The incident happened on West 136th Street near Adam Clayton Powell Boulevard while a group of NYPD officers were arresting a murder suspect. Crum tried to intervene in the arrest and pushed one of the officers, later identified as Detective Kendo Kinsey, who immediately punched Crum in the head and sent her flying before her head hit the pavement as she landed on her back. Bystanders were heard asking, “Why would you do that? That’s a little girl.”

Crum’s mother told NBC New York that her daughter was severely bruised after the incident.

“I get blown away to see this happen to my daughter; it’s so painful for a mother to see that,” she said. “They are just violating these kids’ rights, it’s not right.”

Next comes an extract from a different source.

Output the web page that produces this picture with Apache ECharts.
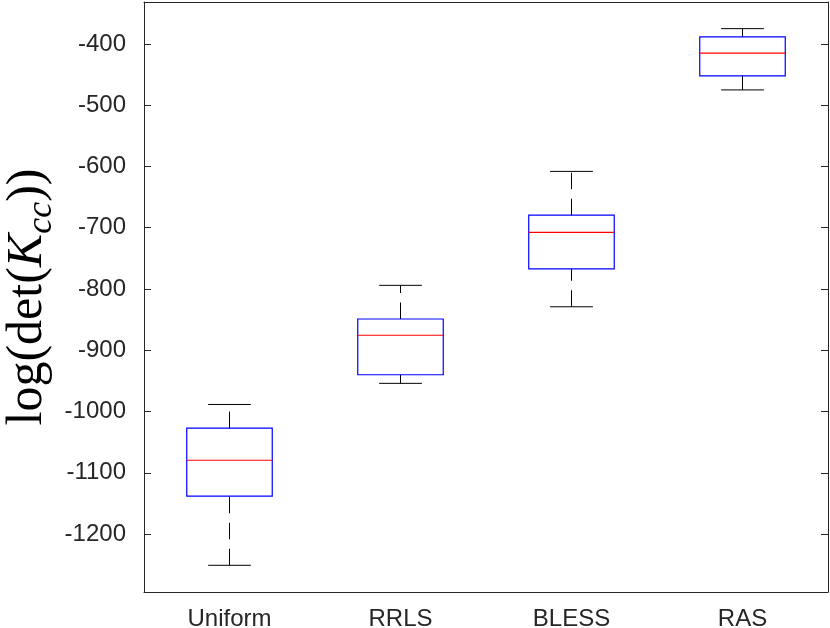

Crum was arrested immediately after the incident and charged with resisting arrest, assaulting a police officer, and obstruction. Crum’s grandmother Julia Crum believes that her granddaughter should not have been hit. “He should never, never, never put his hands on her, or any female. He’s wrong,” she said.

Rev. Stephan Marshall of the National Action Network questioned the NYPD‘s method for crowd control.

“The question is: When did it become a tactic for crowd control to knock somebody else unconscious?”

The Detectives’ Endowment Association said that Crum suffered the repercussions of assaulting a police officer. “When you assault a New York City Detective in order to interfere with an arrest of a man armed with a gun there are repercussions.”

According to CBS News, Mayor Eric Adams also defended the officers’ actions.

“I think those police officers on the scene showed great restraint. They did what the system called for,” he said. “People got in and interrupted while police were taking action. That just can’t happen… At a safe distance, you can video what the officers are doing, but you should never go inside a scene of apprehension.”